Winnipeg Free Press
Sat, Feb 10, 2001
TOM OLESON
Being a family man himself, Mayor Glen Murray must know that two people produce more garbage than one person, that three produce more than two and that a family of six or seven will produce still more.
No matter how dedicated to recycling a large family may be, no matter how environmentally conscious it may be, it will produce more garbage than a single person -- this remains a simple truth. Mr. Murray's pay-as-you-throw garbage proposal for the city, however, takes no account of that fact. The question that needs to be asked is why?
Much has been made of the unfairness that was inherent in the original proposal that saw the inner city not having to pay for garbage pickup while the rest of the city did; of the inequity of a plan that would allow people poor enough to pass a means test to produce as much garbage as they like while requiring everyone else to pay a fee for every bag of garbage over the limit of two per household, even though everyone already pays for garbage pickup through their extraordinarily high city taxes.

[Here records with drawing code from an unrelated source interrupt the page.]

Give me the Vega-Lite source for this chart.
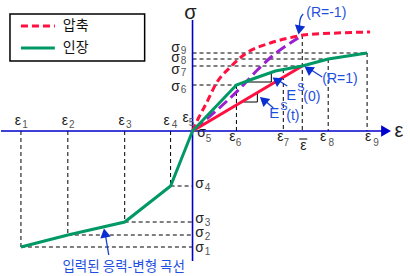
{
"$schema": "https://vega.github.io/schema/vega-lite/v6.json",
"width": 410, "height": 276,
"autosize": {"type": "fit", "contains": "padding"},
"padding": 0,
"background": "white",
"config": {"view": {"stroke": null}},
"datasets": {
"curves": [
{"c":"tension","x":-172,"y":-116},{"c":"tension","x":-125,"y":-104},{"c":"tension","x":-68,"y":-91},{"c":"tension","x":-22,"y":-55},{"c":"tension","x":0,"y":0},{"c":"tension","x":44,"y":46},{"c":"tension","x":63,"y":53},{"c":"tension","x":83,"y":60},{"c":"tension","x":110,"y":65},{"c":"tension","x":136,"y":72},{"c":"tension","x":175,"y":78},
{"c":"comp","x":0,"y":0},{"c":"comp","x":6,"y":13},{"c":"comp","x":14,"y":28},{"c":"comp","x":24,"y":48},{"c":"comp","x":38,"y":64},{"c":"comp","x":54,"y":78},{"c":"comp","x":78,"y":88},{"c":"comp","x":101,"y":94},{"c":"comp","x":111,"y":96},{"c":"comp","x":145,"y":98},{"c":"comp","x":178,"y":99},
{"c":"secant","x":0,"y":0},{"c":"secant","x":110,"y":65},
{"c":"purple","x":2,"y":2},{"c":"purple","x":28,"y":24},{"c":"purple","x":48,"y":43},{"c":"purple","x":65,"y":61},{"c":"purple","x":80,"y":75},{"c":"purple","x":98,"y":88},{"c":"purple","x":106,"y":93},
{"c":"legComp","x":-172,"y":105},{"c":"legComp","x":-138,"y":105},
{"c":"legTens","x":-172,"y":83},{"c":"legTens","x":-138,"y":83}
],
"guides": [
{"x":-172,"y":0,"x2":-172,"y2":-116},{"x":-125,"y":0,"x2":-125,"y2":-104},{"x":-68,"y":0,"x2":-68,"y2":-91},{"x":-22,"y":0,"x2":-22,"y2":-55},
{"x":44,"y":46,"x2":44,"y2":0},{"x":91,"y":62,"x2":91,"y2":0},{"x":110,"y":96,"x2":110,"y2":0},{"x":136,"y":72,"x2":136,"y2":0},{"x":175,"y":78,"x2":175,"y2":0},
{"x":-172,"y":-116,"x2":0,"y2":-116},{"x":-125,"y":-104,"x2":0,"y2":-104},{"x":-68,"y":-91,"x2":0,"y2":-91},{"x":-22,"y":-55,"x2":0,"y2":-55},
{"x":0,"y":46,"x2":44,"y2":46},{"x":0,"y":65,"x2":110,"y2":65},{"x":0,"y":72,"x2":136,"y2":72},{"x":0,"y":78,"x2":175,"y2":78}
],
"ticks": [
{"x":54,"y":49,"x2":79,"y2":49},{"x":79,"y":58,"x2":79,"y2":49},
{"x":51,"y":29,"x2":65,"y2":29},{"x":65,"y":38,"x2":65,"y2":29},
{"x":107,"y":-8,"x2":115,"y2":-8}
],
"axes": [
{"x":-192,"y":0,"x2":190,"y2":0},{"x":0,"y":-130,"x2":0,"y2":111}
],
"box": [{"x":-183,"x2":-48,"y":117,"y2":70}],
"arrows": [
{"a":1,"i":0,"x":111,"y":117},{"a":1,"i":1,"x":108,"y":112},{"a":1,"i":2,"x":107,"y":104},
{"a":2,"i":0,"x":130,"y":54},{"a":2,"i":1,"x":119,"y":61},
{"a":3,"i":0,"x":95,"y":45},{"a":3,"i":1,"x":87,"y":50},
{"a":4,"i":0,"x":81,"y":23},{"a":4,"i":1,"x":73,"y":30},
{"a":5,"i":0,"x":-84,"y":-124},{"a":5,"i":1,"x":-87,"y":-106}
],
"heads": [
{"a":1,"x":107,"y":101},{"a":2,"x":116,"y":62},{"a":3,"x":84,"y":51},{"a":4,"x":71,"y":31},{"a":5,"x":-88,"y":-102}
],
"labels": [
{"g":"sym","x":-175,"y":10,"t":"ε"},{"g":"sym","x":-128,"y":10,"t":"ε"},{"g":"sym","x":-71,"y":10,"t":"ε"},{"g":"sym","x":-26,"y":10,"t":"ε"},{"g":"sym","x":-7,"y":13,"t":"ε"},
{"g":"sym","x":40,"y":-6,"t":"ε"},{"g":"sym","x":88,"y":-6,"t":"ε"},{"g":"sym","x":111,"y":-15,"t":"ε"},{"g":"sym","x":131,"y":-6,"t":"ε"},{"g":"sym","x":176,"y":-6,"t":"ε"},
{"g":"sym","x":-17,"y":83,"t":"σ"},{"g":"sym","x":-17,"y":73,"t":"σ"},{"g":"sym","x":-17,"y":61,"t":"σ"},{"g":"sym","x":-17,"y":44,"t":"σ"},{"g":"sym","x":9,"y":-2,"t":"σ"},
{"g":"sym","x":7,"y":-53,"t":"σ"},{"g":"sym","x":7,"y":-88,"t":"σ"},{"g":"sym","x":7,"y":-102,"t":"σ"},{"g":"sym","x":7,"y":-117,"t":"σ"},
{"g":"sub","x":-168,"y":6,"t":"1"},{"g":"sub","x":-121,"y":6,"t":"2"},{"g":"sub","x":-64,"y":6,"t":"3"},{"g":"sub","x":-18,"y":6,"t":"4"},{"g":"sub","x":-1,"y":8,"t":"5"},
{"g":"sub","x":46,"y":-12,"t":"6"},{"g":"sub","x":94,"y":-12,"t":"7"},{"g":"sub","x":139,"y":-12,"t":"8"},{"g":"sub","x":184,"y":-12,"t":"9"},
{"g":"sub","x":-9,"y":80,"t":"9"},{"g":"sub","x":-9,"y":70,"t":"8"},{"g":"sub","x":-9,"y":58,"t":"7"},{"g":"sub","x":-9,"y":41,"t":"6"},{"g":"sub","x":16,"y":-8,"t":"5"},
{"g":"sub","x":15,"y":-57,"t":"4"},{"g":"sub","x":15,"y":-92,"t":"3"},{"g":"sub","x":15,"y":-106,"t":"2"},{"g":"sub","x":15,"y":-121,"t":"1"},
{"g":"big","x":207,"y":0,"t":"ε"},{"g":"big","x":-2,"y":118,"t":"σ"},
{"g":"leg","x":-130,"y":105,"t":"압축"},{"g":"leg","x":-130,"y":83,"t":"인장"},
{"g":"blue","x":114,"y":118,"t":"(R=-1)"},{"g":"blue","x":130,"y":52,"t":"(R=1)"},{"g":"blueE","x":94,"y":36,"t":"E"},{"g":"blue","x":111,"y":34,"t":"(0)"},{"g":"blueE","x":77,"y":18,"t":"E"},{"g":"blue","x":94,"y":15,"t":"(t)"},
{"g":"blueS","x":105,"y":43,"t":"S"},{"g":"blueS","x":88,"y":24,"t":"S"},
{"g":"kor","x":-69,"y":-136,"t":"입력된 응력-변형 곡선"}
]
},
"encoding": {
"x": {"field":"x","type":"quantitative","scale":{"domain":[-192,218],"nice":false,"zero":false},"axis":null},
"y": {"field":"y","type":"quantitative","scale":{"domain":[-145,131],"nice":false,"zero":false},"axis":null}
},
"layer": [
{"data":{"name":"box"},"mark":{"type":"rect","fill":"white","stroke":"black","strokeWidth":1.5},"encoding":{"x2":{"field":"x2"},"y2":{"field":"y2"}}},
{"data":{"name":"guides"},"mark":{"type":"rule","color":"black","strokeWidth":1,"strokeDash":[4,3]},"encoding":{"x2":{"field":"x2"},"y2":{"field":"y2"}}},
{"data":{"name":"ticks"},"mark":{"type":"rule","color":"black","strokeWidth":1},"encoding":{"x2":{"field":"x2"},"y2":{"field":"y2"}}},
{"data":{"name":"axes"},"mark":{"type":"rule","color":"#0000cc","strokeWidth":1.6},"encoding":{"x2":{"field":"x2"},"y2":{"field":"y2"}}},
{"data":{"name":"curves"},"transform":[{"filter":"datum.c==='purple'"}],"mark":{"type":"line","color":"#9a1fd0","strokeWidth":3,"strokeDash":[11,5],"interpolate":"monotone"},"encoding":{}},
{"data":{"name":"curves"},"transform":[{"filter":"datum.c==='comp' || datum.c==='legComp'"}],"mark":{"type":"line","color":"#ff1040","strokeWidth":3,"strokeDash":[7,4],"interpolate":"monotone"},"encoding":{"detail":{"field":"c"}}},
{"data":{"name":"curves"},"transform":[{"filter":"datum.c==='secant'"}],"mark":{"type":"line","color":"#ff1040","strokeWidth":3},"encoding":{}},
{"data":{"name":"curves"},"transform":[{"filter":"datum.c==='tension' || datum.c==='legTens'"}],"mark":{"type":"line","color":"#009966","strokeWidth":3},"encoding":{"detail":{"field":"c"}}},
{"data":{"name":"arrows"},"mark":{"type":"line","color":"#1040d0","strokeWidth":1.3,"interpolate":"monotone"},"encoding":{"detail":{"field":"a"},"order":{"field":"i"}}},
{"data":{"name":"heads"},"transform":[{"filter":"datum.a===1"}],"mark":{"type":"point","shape":"triangle-up","angle":190,"filled":true,"color":"#0a2fd0","size":110,"opacity":1},"encoding":{}},
{"data":{"name":"heads"},"transform":[{"filter":"datum.a===2"}],"mark":{"type":"point","shape":"triangle-up","angle":305,"filled":true,"color":"#0a2fd0","size":110,"opacity":1},"encoding":{}},
{"data":{"name":"heads"},"transform":[{"filter":"datum.a===3"}],"mark":{"type":"point","shape":"triangle-up","angle":305,"filled":true,"color":"#0a2fd0","size":110,"opacity":1},"encoding":{}},
{"data":{"name":"heads"},"transform":[{"filter":"datum.a===4"}],"mark":{"type":"point","shape":"triangle-up","angle":310,"filled":true,"color":"#0a2fd0","size":110,"opacity":1},"encoding":{}},
{"data":{"name":"heads"},"transform":[{"filter":"datum.a===5"}],"mark":{"type":"point","shape":"triangle-up","angle":350,"filled":true,"color":"#0a2fd0","size":110,"opacity":1},"encoding":{}},
{"data":{"values":[{"x":194,"y":0}]},"mark":{"type":"point","shape":"triangle-right","filled":true,"color":"#0000cc","size":130,"opacity":1},"encoding":{}},
{"data":{"name":"labels"},"transform":[{"filter":"datum.g==='sym'"}],"mark":{"type":"text","font":"Liberation Sans","fontSize":14,"color":"#222","align":"center","baseline":"middle"},"encoding":{"text":{"field":"t"}}},
{"data":{"name":"labels"},"transform":[{"filter":"datum.g==='sub'"}],"mark":{"type":"text","font":"Liberation Sans","fontSize":10,"color":"#555","align":"center","baseline":"middle"},"encoding":{"text":{"field":"t"}}},
{"data":{"name":"labels"},"transform":[{"filter":"datum.g==='big'"}],"mark":{"type":"text","font":"Liberation Sans","fontSize":20,"color":"#222","align":"center","baseline":"middle"},"encoding":{"text":{"field":"t"}}},
{"data":{"name":"labels"},"transform":[{"filter":"datum.g==='leg'"}],"mark":{"type":"text","font":"Noto Sans CJK KR","fontSize":14,"color":"#111","align":"left","baseline":"middle"},"encoding":{"text":{"field":"t"}}},
{"data":{"name":"labels"},"transform":[{"filter":"datum.g==='blue'"}],"mark":{"type":"text","font":"Liberation Sans","fontSize":14,"color":"#1f4fe0","align":"left","baseline":"middle"},"encoding":{"text":{"field":"t"}}},
{"data":{"name":"labels"},"transform":[{"filter":"datum.g==='blueE'"}],"mark":{"type":"text","font":"Liberation Sans","fontSize":15,"color":"#1f4fe0","align":"left","baseline":"middle"},"encoding":{"text":{"field":"t"}}},
{"data":{"name":"labels"},"transform":[{"filter":"datum.g==='blueS'"}],"mark":{"type":"text","font":"Liberation Sans","fontSize":11,"color":"#1f4fe0","align":"left","baseline":"middle"},"encoding":{"text":{"field":"t"}}},
{"data":{"name":"labels"},"transform":[{"filter":"datum.g==='kor'"}],"mark":{"type":"text","font":"Noto Sans CJK KR","fontSize":13.5,"color":"#1f4fe0","align":"center","baseline":"middle"},"encoding":{"text":{"field":"t"}}}
]
}
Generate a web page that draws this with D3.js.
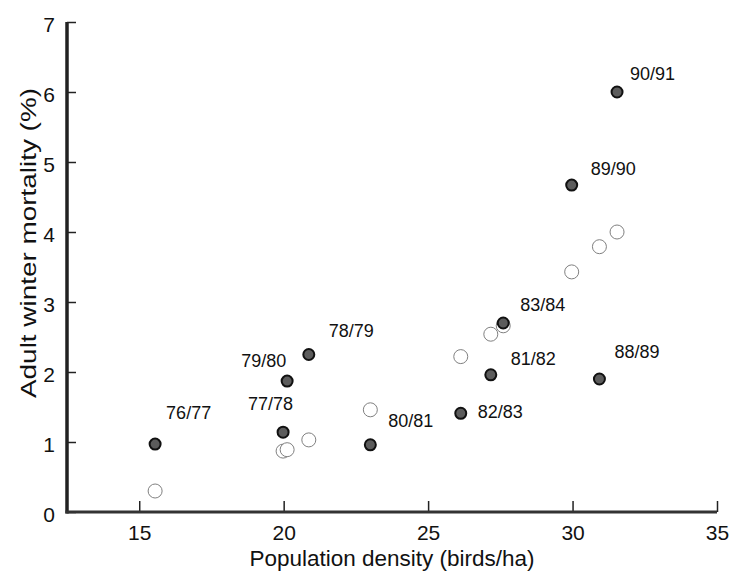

As Winnipeg's poor excuse for a city council has muddled its way through this controversy, some of these inequities have been moderated. But no one, no councillor, appears to have wondered why the city would punish people for having families.
T-here has been a lot of babble from the mayor using the hot words 'environment' and 'recycling' in defense of his proposal. The babble, not to put too fine a point on it, is garbage. If the city dumps are overloaded, why are we taking cash to bury Kenora's trash? If the issue is recycling, the mayor's attention would be better concentrated on improving the city's program.
The list of what cannot be put into a blue box is as long as the arm of the garbage police Mr. Murray will have to create to enforce his new policy. All of the currently unacceptable items have to be put in garbage bags; soon that will cost $1.50 a pop.
City council will vote on the proposal on Monday. Mr. Murray appears to have found enough dunderheads among the councillors to carry the garbage. The swing vote, according to news reports, is Gord Sleeves, the new councillor who won the
byelection in St. Vital. Who would have thought that we would miss Al Golden so quickly?
Mr. Murray denies that his garbage proposal is a tax grab, but the fact remains that people will be paying the same taxes, receiving only a partial service and paying additional fees for the full service they previously had.
I could live with that if it were equitable, but Mr. Murray's plan is not. A single person who eats all of her meals at Mcdonald's (there are such people) and spends every evening in bars (those were the days, my friend) is allowed two bags of garbage a week. A family that buys groceries, cooks meals and spends their nights at home is allowed exactly the same. How can this be considered fair? You figure it out. Mayor Murray clearly has not, and neither have the councillors who support him.
There has been speculation that the timing of this proposal, and the urgency that the mayor and his supporters have attached to it, is driven by the hope that Winnipeg families will have grown used to the garbage tax by the time of the next civic election and take no revenge at the polls. That may be clever politics -- Canadians are too accustomed to extraordinary taxes, and Winnipeggers more so than most. But if this motion passes on Monday, the councillors who support it will need to explain their rationale to the voters of Winnipeg, why they choose to punish families for being families. And voters, as unaccustomed as they may be to taking revenge, should remember all their names when the next civic election comes around. It will inevitably come on someone's garbage day.